Si le pregunto qué siente cuando ve las noticias hoy, responde hablando de los cristales de las casas: una explosión destruye lo que tiene cerca pero también destruye los cristales de las casas que no se derrumban. «Pienso no solo en los muertos y en los desplazados, con las tragedias y la crueldad vinculadas a estas historias, sino también a aquellas personas que están obligadas a permanecer en sus casas semidestruidas, a lo mejor al frío y al hielo en esta época en Ucrania, que rechinan los dientes porque no se pueden calentar, y pienso en cuántos vidrios sería bueno llevar para volver a organizar sus casas, para darles un poco de calor».

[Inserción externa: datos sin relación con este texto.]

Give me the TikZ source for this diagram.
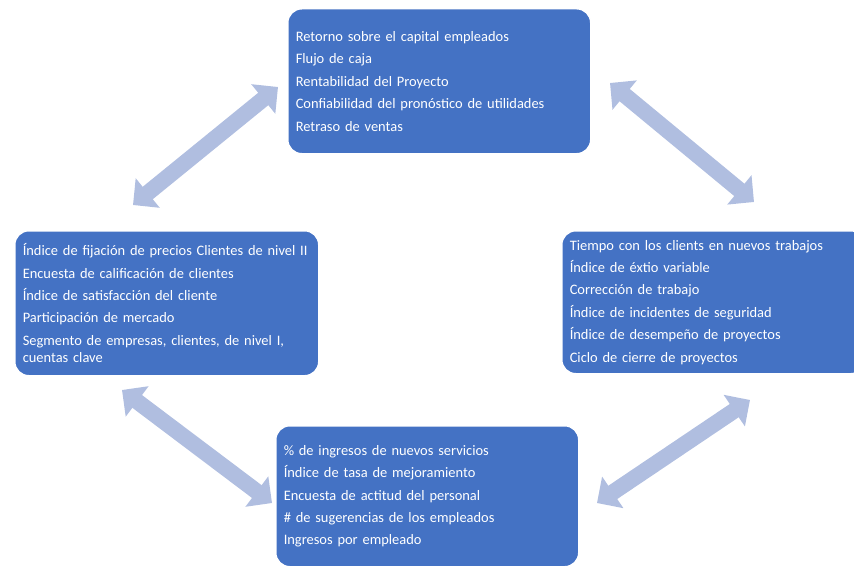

¿La fraternidad pasa también por un vidrio roto? -le pregunto para concluir- «Sí, si se tiene el valor de volverse a mirar a los ojos: esto es lo que tendrán que aprender a hacer los enemigos una vez que termine este terrible conflicto. Y lo podrán hacer no solo si existirán ocasiones de trabajo, de reconstrucción sino también si todos nosotros tenemos el valor de todos de ensuciarnos las manos y renunciar a algo propio, para satisfacer las necesidades del otro. Yo he hecho precisamente esto, cerrando la empresa y comenzando a trabajar por la paz, pero es una experiencia podemos hacer todos porque todos cada día tenemos que elegir entre el bien y el mal».